Despite rough weather and at times poor visibility we are back after a fantastic week in the Maldives aboard the charter boat Noah. Ten friends, a boat to ourselves and our own itinerary amid picture postcard islands and turquoise seas teeming with marine life. Starting in Male' we endure a rough crossing through the Ariadhoo Channel and head to the northern part of Ari Atoll. At Orimas Thila, Fish Head, Maaga Reef, Ellaidhoo, Halaveli, Donkalu Thila and Maalhos Thila we encounter grey reef sharks, white tip reef sharks, manta rays, napolean wrasses, dogtooth tuna, giant trevally, turtles and large schools of reef fish that epitomize classic Maldivian diving. We even see a couple of sea snakes and a feeding manta on a night dive before crossing to Rasdhoo Atoll for dusk and dawn dives at Rasdhoo Madivaru in search of hammerhead sharks and other pelagics. Even though the hammers dont show up the dives are great with patrolling grey reef sharks, sleeping white tips, eagle rays and large dog tooth tuna. And finally we return to North Male Atoll, stopping by at Boduhithi Thila for a magical manta experience. Good company and good diving in the enchanting Maldives.

Magical Manta Moments

6th February 2010, 12:30pm: On the way back from Rasdhoo after a 7 day liveaboard cruise we stop at a manta cleaning station near Boduhithi Thila, in North Male' Atoll, for one last magical moment in the Maldives. In only 3-4m of water we encounter nearly a dozen manta rays feeding, playing and being cleaned. Cleaning stations, where large reef fish and pelagic species come to be cleaned by small wrasses and other fishes are one of the many amazing phenomena on coral reefs. Manta rays regularly return to favorite cleaning stations, and with the rays come the divers, eager to experience the magic of swimming with these gentle giants, and to get that one "perfect picture".

Thursday, January 28, 2010

A new year and new discoveries

Its been a slow start to the 2009/10 west coast season in Sri Lanka. Bad weather has meant frustrating days on land or tough days out at sea. Coupled with work commitments I have not spent any time updating this blog but its time to start again. A new year brings new discoveries and new adventures!

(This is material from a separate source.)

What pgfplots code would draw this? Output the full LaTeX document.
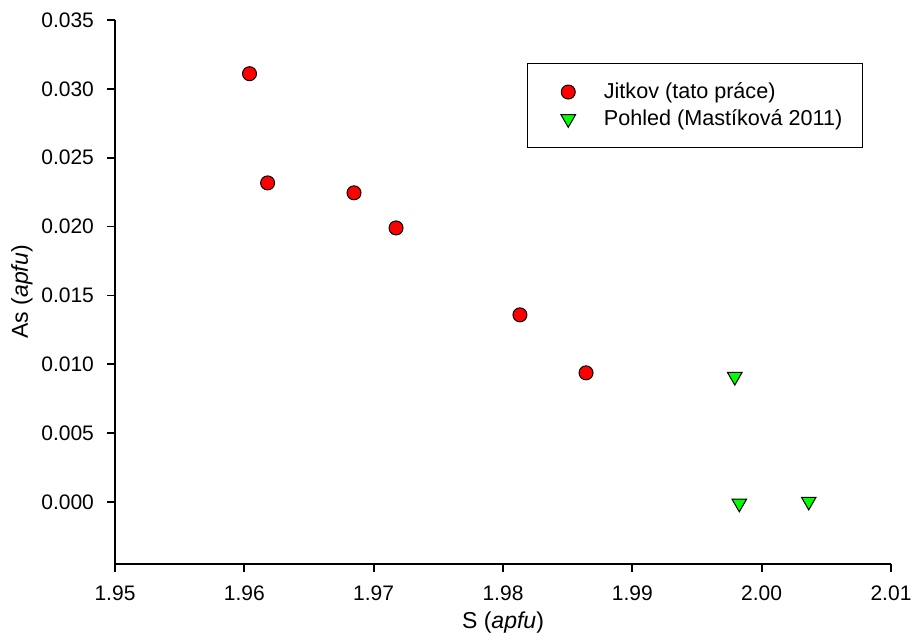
\documentclass[border=0pt]{standalone}
\usepackage{fontspec}
\setmainfont{Liberation Sans}
\usepackage{pgfplots}
\pgfplotsset{compat=1.18}
\pgfplotsset{myleg/.style={legend image code/.code={\path (0pt,0pt) (27.5pt,0pt); \draw[mark repeat=2,mark phase=2,##1] plot coordinates {(0pt,0pt)(12pt,0pt)(27.5pt,0pt)};}}}
\begin{document}
\begin{tikzpicture}
\begin{axis}[
  width=388pt, height=272pt, scale only axis,
  xmin=1.95, xmax=2.01, ymin=-0.0045, ymax=0.035,
  xtick={1.95,1.96,1.97,1.98,1.99,2.00,2.01},
  ytick={0,0.005,0.01,0.015,0.02,0.025,0.03,0.035},
  axis x line*=bottom, axis y line*=left,
  axis line style={line width=0.9pt, -},
  tick style={line width=0.9pt, black},
  tick align=outside, major tick length=4pt,
  xticklabel style={yshift=-3.5pt, /pgf/number format/.cd, fixed, fixed zerofill, precision=2, assume math mode=true},
  yticklabel style={xshift=-3pt, /pgf/number format/.cd, fixed, fixed zerofill, precision=3, assume math mode=true},
  scaled y ticks=false, scaled x ticks=false,
  ticklabel style={font=\fontsize{10.5}{12}\selectfont},
  xlabel={S (\textit{apfu})}, ylabel={As (\textit{apfu})},
  label style={font=\fontsize{11.5}{13}\selectfont},
  xlabel style={at={(axis description cs:0.5,-0.107)}, anchor=center},
  ylabel style={at={(axis description cs:-0.12,0.5)}, anchor=center, rotate=0},
  legend style={at={(axis description cs:0.531,0.921)}, anchor=north west,
    draw=black, line width=0.6pt, font=\fontsize{10.8}{12}\selectfont,
    inner xsep=8pt, inner ysep=7.5pt, row sep=0pt},
  legend cell align=left,
]
\addplot[only marks, myleg, mark=*, mark size=3.5pt, mark options={fill=red, draw=black, line width=0.5pt}]
coordinates {
(1.9604,0.0311)
(1.9618,0.02317)
(1.96848,0.02245)
(1.97173,0.0199)
(1.98131,0.01359)
(1.98642,0.00938)
};
\addlegendentry{Jitkov (tato práce)}
\addplot[only marks, myleg, mark=triangle*, mark size=4.2pt, mark options={rotate=180, fill=green, draw=black, line width=0.5pt}]
coordinates {
(1.99792,0.0091)
(1.99827,-0.0001)
(2.00364,0.00004)
};
\addlegendentry{Pohled (Mastíková 2011)}
\end{axis}
\pgfresetboundingbox
\useasboundingbox (current axis.south west) ++(-57.5pt,-37.5pt) rectangle ([shift={(10pt,10pt)}]current axis.north east);
\end{tikzpicture}
\end{document}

After waiting for the sea to improve with no success we finally braved the swells to explore a new dive site off Mt. Lavinia. Beneath the angry swells on the surface there is calm as we descend into the unknown depths of the deep blue. At 36m we come to a hard-bottom habitat and there before us is an amazing and beautiful site; a dense forest of gorgonians. Giant sea fans more than 2m across lean into the current like giant dreamcatchers listening to the songs of distant whales and other denizens of the deep. Hundreds of blue triggerfish scuttle across the reef in their funny swimming motions like little pixies dancing in a mystical garden. Our time is short at this depth but we will return.............soon!